Print the listing from its top line through the line containing "80, interval: 20", nothing more, and leave out the pictures.

(Source code of charts)
▼▼▼
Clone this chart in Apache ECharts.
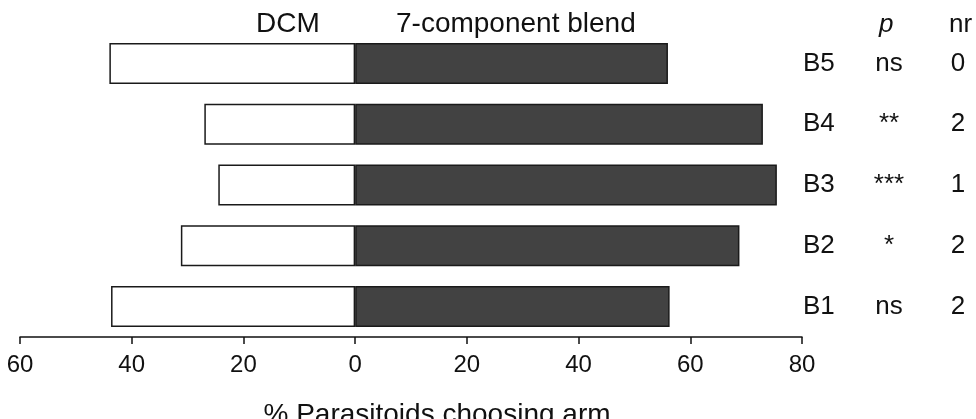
<!DOCTYPE html>
<html>
<head>
<meta charset="utf-8">
<script src="https://cdn.jsdelivr.net/npm/echarts@6/dist/echarts.min.js"></script>
<style>html,body{margin:0;padding:0;background:#fff}#c{width:976px;height:419px}</style>
</head>
<body>
<div id="c"></div>
<script>
// Data (bottom to top)
var categories = ['B1', 'B2', 'B3', 'B4', 'B5'];
var dcmValues = [43.7, 31.2, 24.5, 27.0, 44.0];      // % choosing DCM arm
var blendValues = [56.3, 68.8, 75.5, 73.0, 56.0];    // % choosing 7-component blend arm
var pLabels = ['ns', '*', '***', '**', 'ns'];
var nrLabels = ['2', '2', '1', '2', '0'];
var xTicks = { min: -60, max: 80, interval: 20 };

var FONT = '"Liberation Sans", Arial, sans-serif';
var chart = echarts.init(document.getElementById('c'), null, { renderer: 'canvas' });

function catAxis(offset, formatter, align) {
  return {
    type: 'category', data: categories, position: 'right', offset: offset,
    axisLine: { show: false }, axisTick: { show: false },
    axisLabel: {
      margin: 0, align: align, fontFamily: FONT, fontSize: 26, color: '#111',
      padding: [12, 0, 0, 0],
      formatter: formatter
    }
  };
}

chart.setOption({
  animation: false,
  backgroundColor: '#fff',
  grid: { left: 20, right: 174, top: 33, bottom: 82, containLabel: false, outerBoundsMode: 'none' },
  xAxis: {
    type: 'value', min: xTicks.min, max: xTicks.max, interval: xTicks.interval,
    splitLine: { show: false },
    axisLine: { show: true, onZero: false, lineStyle: { color: '#111', width: 1.5 } },
    axisTick: { show: true, length: 7, lineStyle: { color: '#111', width: 1.5 } },
    axisLabel: {
      fontFamily: FONT, fontSize: 24, color: '#111', margin: 16,
      formatter: function (v) { return String(Math.abs(v)); }
    },
    name: '% Parasitoids choosing arm', nameLocation: 'middle', nameGap: 64,
    nameTextStyle: { fontFamily: FONT, fontSize: 28, color: '#111', padding: [0, 0, 0, 52] }
  },
  yAxis: [
    catAxis(1, function (v) { return v; }, 'left'),
    catAxis(87, function (v, i) { return pLabels[i]; }, 'center'),
    catAxis(156, function (v, i) { return nrLabels[i]; }, 'center')
  ],
  series: [
    {
      name: 'DCM', type: 'bar', stack: 'arm', yAxisIndex: 0, barWidth: 41,
      data: dcmValues.map(function (v) { return -v; }),
      itemStyle: { color: '#ffffff', borderColor: '#1a1a1a', borderWidth: 1.5 }
    },
    {
      name: '7-component blend', type: 'bar', stack: 'arm', yAxisIndex: 0, barWidth: 41,
      data: blendValues,
      itemStyle: { color: '#424242', borderColor: '#1a1a1a', borderWidth: 1.5 }
    }
  ],
  graphic: [
    { type: 'text', left: 256, top: 10, style: { text: 'DCM', font: '28px ' + FONT, fill: '#111' } },
    { type: 'text', left: 396, top: 10, style: { text: '7-component blend', font: '28px ' + FONT, fill: '#111' } },
    { type: 'text', left: 879, top: 12, style: { text: 'p', font: 'italic 26px ' + FONT, fill: '#111' } },
    { type: 'text', left: 949, top: 12, style: { text: 'nr', font: '26px ' + FONT, fill: '#111' } }
  ]
});
</script>
</body>
</html>
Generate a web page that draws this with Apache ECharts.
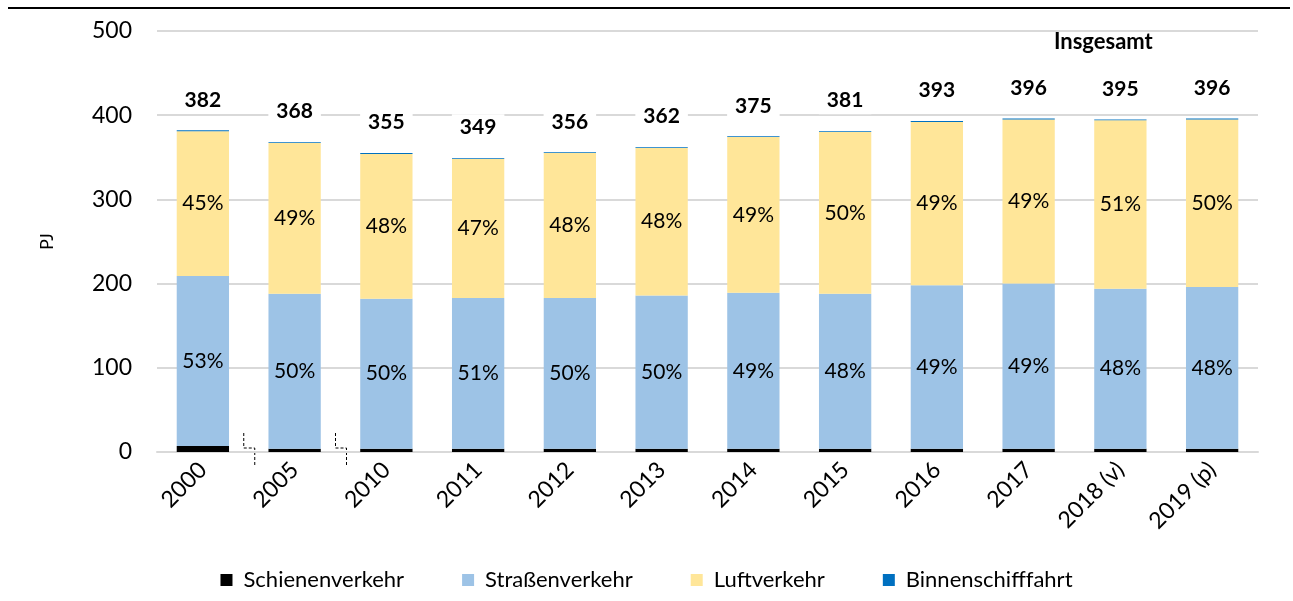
<!DOCTYPE html>
<html>
<head>
<meta charset="utf-8">
<script src="https://cdn.jsdelivr.net/npm/echarts@6/dist/echarts.min.js"></script>
<style>
  html, body { margin: 0; padding: 0; background: #fff; }
  #chart { width: 1293px; height: 601px; }
</style>
</head>
<body>
<div id="chart"></div>
<script>
// Endenergieverbrauch im Verkehr nach Verkehrsträgern, in PJ
const years = ['2000', '2005', '2010', '2011', '2012', '2013', '2014', '2015', '2016', '2017', '2018 (v)', '2019 (p)'];
const schiene = [7, 4, 4, 4, 4, 4, 4, 4, 4, 4, 4, 4];
const strasse = [202, 184, 178, 179, 179, 182, 185, 184, 194, 196, 190, 192];
const luft = [172, 179, 172, 165, 172, 175, 185, 192, 194, 195, 200, 199];
const binnen = [1, 1, 1, 1, 1, 1, 1, 1, 1, 1, 1, 1];
const yTicks = [0, 100, 200, 300, 400, 500];

const FONT = 'Lato, "Open Sans", sans-serif';
const totals = years.map((_, i) => schiene[i] + strasse[i] + luft[i] + binnen[i]);
const pct = (arr) => (p) => Math.round(arr[p.dataIndex] / totals[p.dataIndex] * 100) + '%';

const chart = echarts.init(document.getElementById('chart'));

const option = {
  animation: false,
  textStyle: { fontFamily: FONT },
  grid: { left: 157, right: 35, top: 31, bottom: 149 },
  legend: {
    bottom: 5,
    left: 'center',
    itemWidth: 12,
    itemHeight: 12,
    itemGap: 58,
    icon: 'rect',
    textStyle: { fontFamily: FONT, fontSize: 22, color: '#000', padding: [0, 0, 0, 6] },
    data: ['Schienenverkehr', 'Straßenverkehr', 'Luftverkehr', 'Binnenschifffahrt']
  },
  xAxis: {
    type: 'category',
    data: years,
    axisLine: { lineStyle: { color: '#d9d9d9', width: 2 } },
    axisTick: { show: false },
    axisLabel: { rotate: 45, fontSize: 23, color: '#000', margin: 14, fontFamily: FONT }
  },
  yAxis: {
    type: 'value',
    min: yTicks[0],
    max: yTicks[yTicks.length - 1],
    interval: 100,
    name: 'PJ',
    nameLocation: 'middle',
    nameGap: 101,
    nameRotate: 90,
    nameTextStyle: { fontSize: 18, color: '#000', fontFamily: FONT },
    axisLine: { show: false },
    axisTick: { show: false },
    axisLabel: { fontSize: 23, color: '#000', margin: 25, fontFamily: FONT },
    splitLine: { lineStyle: { color: '#d9d9d9', width: 2 } }
  },
  series: [
    {
      name: 'Schienenverkehr', type: 'bar', stack: 'v', data: schiene,
      barCategoryGap: '43%',
      itemStyle: { color: '#000000' }
    },
    {
      name: 'Straßenverkehr', type: 'bar', stack: 'v', data: strasse,
      itemStyle: { color: '#9dc3e6' },
      label: { show: true, position: 'inside', formatter: pct(strasse), fontSize: 21, color: '#000', fontFamily: FONT }
    },
    {
      name: 'Luftverkehr', type: 'bar', stack: 'v', data: luft,
      itemStyle: { color: '#ffe699' },
      label: { show: true, position: 'inside', formatter: pct(luft), fontSize: 21, color: '#000', fontFamily: FONT }
    },
    {
      name: 'Binnenschifffahrt', type: 'bar', stack: 'v', data: binnen,
      itemStyle: { color: '#0070c0' },
      label: {
        show: true, position: 'top', distance: 17,
        formatter: (p) => String(totals[p.dataIndex]),
        fontSize: 21, fontWeight: 'bold', color: '#000', fontFamily: FONT,
        backgroundColor: '#fff', padding: [3, 8, 3, 8]
      }
    }
  ],
  graphic: [
    { type: 'line', shape: { x1: 8, y1: 8, x2: 1290, y2: 8 }, style: { stroke: '#000', lineWidth: 2 } },
    {
      type: 'text', left: 1054, top: 31,
      style: { text: 'Insgesamt', font: 'bold 22px ' + FONT, fill: '#000' }
    }
  ]
};

chart.setOption(option);

// Achsenbruch-Markierungen zwischen den ungleichen Zeitabständen (2000–2005–2010)
const y0 = chart.convertToPixel({ yAxisIndex: 0 }, 0);
const breaks = [];
for (let i = 0; i < 2; i++) {
  const xa = chart.convertToPixel({ xAxisIndex: 0 }, years[i]);
  const xb = chart.convertToPixel({ xAxisIndex: 0 }, years[i + 1]);
  const xm = (xa + xb) / 2;
  breaks.push({
    type: 'polyline',
    shape: { points: [[xm - 5, y0 - 19], [xm - 5, y0 - 4], [xm + 6, y0 - 4], [xm + 6, y0 + 13]] },
    style: { stroke: '#000', lineWidth: 1, lineDash: [3, 2], fill: null }
  });
}
chart.setOption({ graphic: option.graphic.concat(breaks) });
</script>
</body>
</html>
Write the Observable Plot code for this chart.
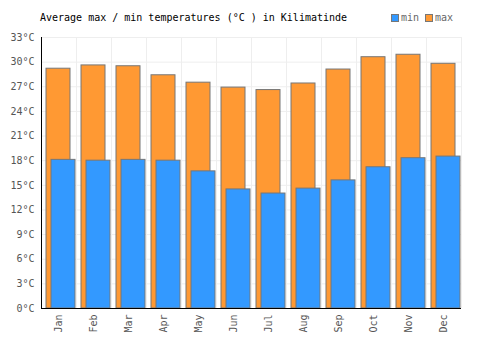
<!DOCTYPE html>
<html>
<head>
<meta charset="utf-8">
<script src="https://cdn.jsdelivr.net/npm/d3@7"></script>
<script src="https://cdn.jsdelivr.net/npm/@observablehq/plot@0.6"></script>
<style>
  body { margin: 0; background: #fff; }
  #wrap { position: relative; width: 500px; height: 350px; font-family: "DejaVu Sans Mono", monospace; }
  #title { position: absolute; left: 40px; top: 12px; font-size: 10px; color: #000; white-space: pre; }
  .leg { position: absolute; top: 12px; font-size: 10px; color: #666; display: flex; align-items: center; }
  .sw { width: 6px; height: 6px; border: 1px solid #777; margin-right: 2px; }
</style>
</head>
<body>
<div id="wrap">
  <div id="chart"></div>
  <div id="title">Average max / min temperatures (°C ) in Kilimatinde</div>
  <div class="leg" style="left:391px"><span class="sw" style="background:#3399ff"></span>min</div>
  <div class="leg" style="left:425px"><span class="sw" style="background:#ff9933"></span>max</div>
</div>
<script>
const months = ["Jan","Feb","Mar","Apr","May","Jun","Jul","Aug","Sep","Oct","Nov","Dec"];
const maxTemps = [29.2, 29.6, 29.5, 28.4, 27.5, 26.9, 26.6, 27.4, 29.1, 30.6, 30.9, 29.8];
const minTemps = [18.1, 18.0, 18.1, 18.0, 16.7, 14.5, 14.0, 14.6, 15.6, 17.2, 18.3, 18.5];
const yTicks = [0, 3, 6, 9, 12, 15, 18, 21, 24, 27, 30, 33];

const data = months.map((m, i) => ({month: m, max: maxTemps[i], min: minTemps[i]}));
const half = 17.5;

const chart = Plot.plot({
  width: 500,
  height: 350,
  marginLeft: 41,
  marginRight: 39,
  marginTop: 37,
  marginBottom: 42,
  style: {fontFamily: "DejaVu Sans Mono, monospace", fontSize: "10px", background: "#fff"},
  x: {domain: months, paddingInner: 0, paddingOuter: 0, label: null},
  y: {domain: [0, 33], label: null},
  marks: [
    Plot.gridY(yTicks, {stroke: "#eeeeee", strokeOpacity: 1}),
    Plot.ruleX(months, {x: d => d, dx: -half, stroke: "#eeeeee", strokeOpacity: 1}),
    Plot.ruleX(["Dec"], {x: d => d, dx: half, stroke: "#eeeeee", strokeOpacity: 1}),
    Plot.barY(data, {x: "month", y: "max", fill: "#ff9933", stroke: "#777", strokeWidth: 1, insetLeft: 5, insetRight: 6}),
    Plot.barY(data, {x: "month", y: "min", fill: "#3399ff", stroke: "#777", strokeWidth: 1, insetLeft: 10, insetRight: 1}),
    Plot.ruleX(["Jan"], {x: d => d, dx: -half, y1: 0, y2: 33, stroke: "#000"}),
    Plot.ruleY([0], {stroke: "#000"}),
    Plot.axisY({ticks: yTicks, tickSize: 0, tickPadding: 7, tickFormat: d => d + "°C", fill: "#555", label: null}),
    Plot.axisX({tickRotate: -90, tickSize: 0, tickPadding: 6, fill: "#555", label: null})
  ]
});
document.getElementById("chart").appendChild(chart);
</script>
</body>
</html>
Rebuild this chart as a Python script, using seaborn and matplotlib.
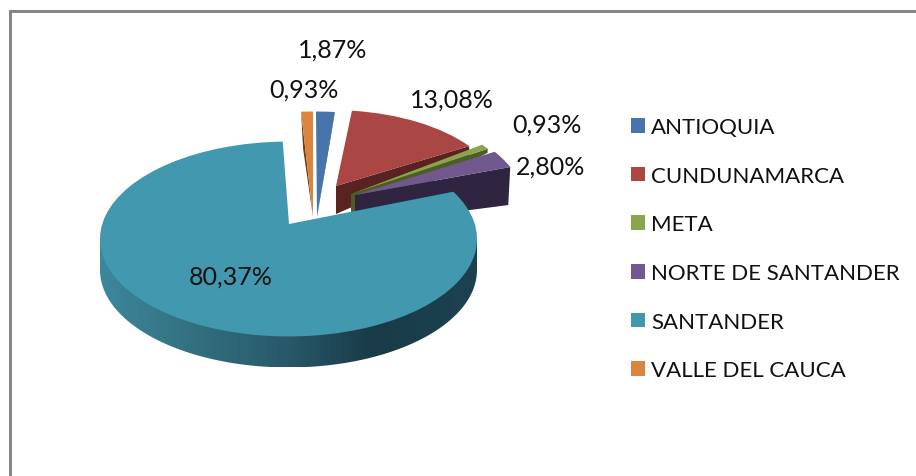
import numpy as np
import matplotlib
matplotlib.use("Agg")
import matplotlib.pyplot as plt
import seaborn as sns
from matplotlib.colors import LinearSegmentedColormap
from matplotlib.path import Path
from matplotlib.patches import PathPatch

categories = ["ANTIOQUIA", "CUNDUNAMARCA", "META", "NORTE DE SANTANDER", "SANTANDER", "VALLE DEL CAUCA"]
values = [1.87, 13.08, 0.93, 2.80, 80.37, 0.93]
colors = ["#4674AB", "#AA4643", "#89A54E", "#71588F", "#4198AF", "#DB843D"]
side_colors = ["#345A86", "#5A2321", "#4C5E26", "#2F2540", None, "#6B3F17"]

W, H, SQ = 916, 477, 0.517
sns.set_theme(style="white")
plt.rcParams["font.family"] = ["Lato", "DejaVu Sans"]

def py(y):
    return (H - y) / SQ

fig = plt.figure(figsize=(W / 100, H / 100), dpi=100)
ax = fig.add_axes([0, 0, 1, 1])
wedges, _ = ax.pie(values, colors=sns.color_palette(colors), startangle=90, counterclock=False)

# per-slice layout in pixels: ellipse centre, radius, apex
layout = [
    dict(c=(316, 218), r=204, apex=(317, 218)),
    dict(c=(332, 199), r=170, apex=(336, 187)),
    dict(c=(349, 196), r=165, apex=(351, 195)),
    dict(c=(335, 206), r=190, apex=(355, 196)),
    dict(c=(288.5, 240), r=188.5, apex=(289, 225)),
    dict(c=(313, 218), r=204, apex=(313, 218)),
]
# (edge used, tip offset px, apex depth px)
sides = [("right", (-7, 37), 0), ("right", (0, 10), 28), ("right", (0, 4), 30),
         ("right", (-2, 38), 30), None, ("left", (2, 37), 0)]
# perspective moves the far edges of the exploded slices
wedges[4].set_theta2(wedges[4].theta2 + 6.3)
wedges[4].set_theta1(wedges[4].theta1 - 1.6)
wedges[0].set_theta1(wedges[0].theta1 + 1.4)

draw_order = [5, 0, 1, 2, 3, 4]
for z, i in enumerate(draw_order):
    w, l = wedges[i], layout[i]
    w.set_center((l["c"][0], py(l["c"][1])))
    w.set_radius(l["r"])
    p = w.get_path()
    v = p.vertices.copy()
    centre = np.array(w.center)
    mask = np.all(np.isclose(v, centre), axis=1)
    apex = np.array([l["apex"][0], py(l["apex"][1])])
    v[mask] = apex
    w._path = Path(v, p.codes)
    w.set_zorder(10 + 2 * z + 1)
    w.set_edgecolor("none")
    s = sides[i]
    if s:
        arc_end = len(Path.arc(w.theta1, w.theta2).vertices) - 1
        tip = v[0] if s[0] == "right" else v[arc_end]
        off = np.array([s[1][0], -s[1][1] / SQ])
        poly = [apex, tip, tip + off, apex + np.array([0, -s[2] / SQ])]
        ax.fill(*zip(*poly), color=side_colors[i], lw=0, zorder=10 + 2 * z)

# Santander rim with gradient
cx, cy, r = layout[4]["c"][0], py(layout[4]["c"][1]), layout[4]["r"]
depth = 31 / SQ
t = np.radians(np.linspace(180, 360, 200))
rim = np.column_stack([cx + r * np.cos(t), cy + r * np.sin(t) - depth])
rim = np.vstack([rim, [[cx + r, cy], [cx - r, cy]]])
rim_patch = PathPatch(Path(np.vstack([rim, rim[:1]]), closed=True), transform=ax.transData, fc="none", ec="none")
ax.add_patch(rim_patch)
cmap = LinearSegmentedColormap.from_list(
    "rim", [(0, "#3D879D"), (0.25, "#33707F"), (0.5, "#28586A"), (0.72, "#193B47"), (1, "#1C4250")])
img = ax.imshow(np.linspace(0, 1, 256)[None, :], cmap=cmap, aspect="auto", zorder=19,
                extent=(cx - r, cx + r, cy - r - depth, cy))
img.set_clip_path(rim_patch)

# frame
ax.plot([9.5, 9.5, W], [0, py(11.5), py(11.5)], color="#868686", lw=2.16, solid_joinstyle="miter", zorder=1)

# data labels
label_pos = [(333, 50), (452, 100), (547, 125), (551, 167), (231, 277), (304, 90)]
for val, (x, y) in zip(values, label_pos):
    ax.text(x, py(y), f"{val:.2f}%".replace(".", ","), ha="center", va="center",
            fontsize=18, color="#111111", zorder=40)

ax.set_xlim(0, W)
ax.set_ylim(0, H / SQ)
ax.set_aspect("auto")
ax.set_axis_off()

leg = ax.legend(wedges, categories, loc="upper left", bbox_to_anchor=(620 / W, 1 - 107 / H),
                frameon=False, fontsize=16, handlelength=0.63, handleheight=0.63,
                handletextpad=0.27, labelspacing=1.29, borderpad=0, labelcolor="#111111")
fig.savefig("out.png", dpi=100, facecolor="white")
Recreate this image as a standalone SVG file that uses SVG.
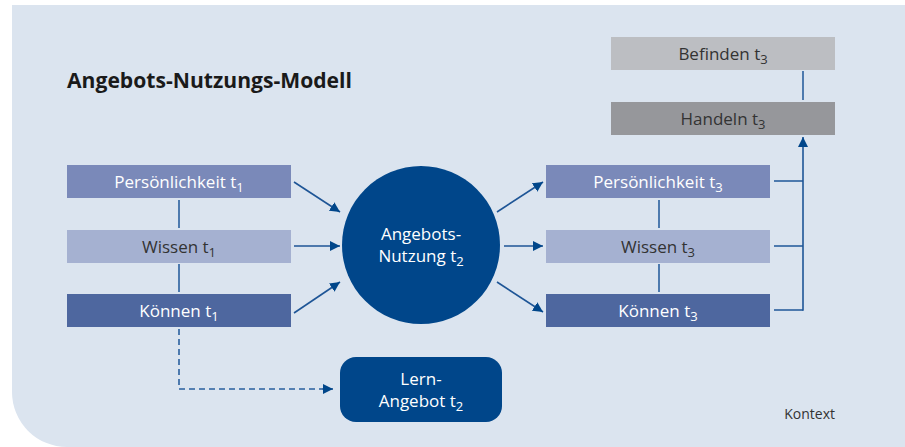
<svg xmlns="http://www.w3.org/2000/svg" width="905" height="447" viewBox="0 0 905 447">
<defs>
<marker id="ah" viewBox="0 0 10 10" refX="10" refY="5" markerWidth="10" markerHeight="10" markerUnits="userSpaceOnUse" orient="auto">
<path d="M0,0 L10,5 L0,10 z" fill="#00468a"/>
</marker>
<style>
.t{font-family:"Open Sans","Liberation Sans",sans-serif;font-size:17px;text-anchor:middle}
.s{font-size:13px}
.w{fill:#ffffff}
.d{fill:#333333}
.ln{stroke:#2a5f9e;stroke-width:1.6;fill:none}
.ar{stroke:#1e5596;stroke-width:1.6;fill:none;marker-end:url(#ah)}
</style>
</defs>
<rect width="905" height="447" fill="#ffffff"/>
<path d="M12,5 H905 V447 H67 A55,55 0 0 1 12,392 Z" fill="#dbe4ef"/>
<text x="67" y="88" font-family="Open Sans, Liberation Sans, sans-serif" font-weight="bold" font-size="21" fill="#1a1a1a" textLength="285" lengthAdjust="spacingAndGlyphs">Angebots-Nutzungs-Modell</text>

<g id="connectors">
<line class="ln" x1="179" y1="200" x2="179" y2="228"/>
<line class="ln" x1="179" y1="264" x2="179" y2="292"/>
<path class="ln" d="M179,329 V389 H322" stroke-dasharray="6,4"/>
<path class="ar" d="M322,389 H333"/>
<line class="ar" x1="294" y1="182" x2="340" y2="212"/>
<line class="ar" x1="294" y1="246" x2="340" y2="246"/>
<line class="ar" x1="294" y1="313" x2="340" y2="282"/>
<line class="ar" x1="497" y1="212" x2="543" y2="182"/>
<line class="ar" x1="504" y1="246" x2="543" y2="246"/>
<line class="ar" x1="497" y1="282" x2="543" y2="312"/>
<line class="ln" x1="659" y1="200" x2="659" y2="228"/>
<line class="ln" x1="659" y1="264" x2="659" y2="292"/>
<line class="ln" x1="774" y1="181" x2="803" y2="181"/>
<line class="ln" x1="774" y1="246" x2="803" y2="246"/>
<line class="ln" x1="774" y1="310" x2="803" y2="310"/>
<path class="ar" d="M803,310.8 V137"/>
<line class="ln" x1="803" y1="71" x2="803" y2="100"/>
</g>

<g id="pers1"><rect x="67" y="165" width="224" height="33" fill="#7a89b9"/><text class="t w" x="179" y="188">Persönlichkeit t<tspan class="s" dy="4">1</tspan></text></g>
<g id="wissen1"><rect x="67" y="230" width="224" height="33" fill="#a5b1d1"/><text class="t d" x="179" y="253">Wissen t<tspan class="s" dy="4">1</tspan></text></g>
<g id="koennen1"><rect x="67" y="294" width="224" height="33" fill="#4e679f"/><text class="t w" x="179" y="317">Können t<tspan class="s" dy="4">1</tspan></text></g>

<g id="nutzung"><circle cx="421" cy="245" r="79" fill="#00468a"/><text class="t w" x="421" y="240">Angebots-</text><text class="t w" x="421" y="262">Nutzung t<tspan class="s" dy="4">2</tspan></text></g>

<g id="lernangebot"><rect x="340" y="357" width="162" height="65" rx="16" fill="#00468a"/><text class="t w" x="421" y="385">Lern-</text><text class="t w" x="421" y="407">Angebot t<tspan class="s" dy="4">2</tspan></text></g>

<g id="pers3"><rect x="546" y="165" width="224" height="33" fill="#7a89b9"/><text class="t w" x="658" y="188">Persönlichkeit t<tspan class="s" dy="4">3</tspan></text></g>
<g id="wissen3"><rect x="546" y="230" width="224" height="33" fill="#a5b1d1"/><text class="t d" x="658" y="253">Wissen t<tspan class="s" dy="4">3</tspan></text></g>
<g id="koennen3"><rect x="546" y="294" width="224" height="33" fill="#4e679f"/><text class="t w" x="658" y="317">Können t<tspan class="s" dy="4">3</tspan></text></g>

<g id="befinden"><rect x="611" y="37" width="224" height="33" fill="#bcbec2"/><text class="t d" x="723" y="60">Befinden t<tspan class="s" dy="4">3</tspan></text></g>
<g id="handeln"><rect x="611" y="102" width="224" height="33" fill="#96979b"/><text class="t d" x="723" y="125">Handeln t<tspan class="s" dy="4">3</tspan></text></g>

<text x="835" y="419" font-family="Open Sans, Liberation Sans, sans-serif" font-size="14" fill="#333333" text-anchor="end">Kontext</text>
</svg>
▲▲▲
▸ **REPLY**:
Clone this chart in Apache ECharts.
<!DOCTYPE html>
<html>
<head>
<meta charset="utf-8">
<script src="https://cdn.jsdelivr.net/npm/echarts@6/dist/echarts.min.js"></script>
<style>html,body{margin:0;padding:0;background:#fff}#c{width:976px;height:419px}</style>
</head>
<body>
<div id="c"></div>
<script>
// Data (bottom to top)
var categories = ['B1', 'B2', 'B3', 'B4', 'B5'];
var dcmValues = [43.7, 31.2, 24.5, 27.0, 44.0];      // % choosing DCM arm
var blendValues = [56.3, 68.8, 75.5, 73.0, 56.0];    // % choosing 7-component blend arm
var pLabels = ['ns', '*', '***', '**', 'ns'];
var nrLabels = ['2', '2', '1', '2', '0'];
var xTicks = { min: -60, max: 80, interval: 20 };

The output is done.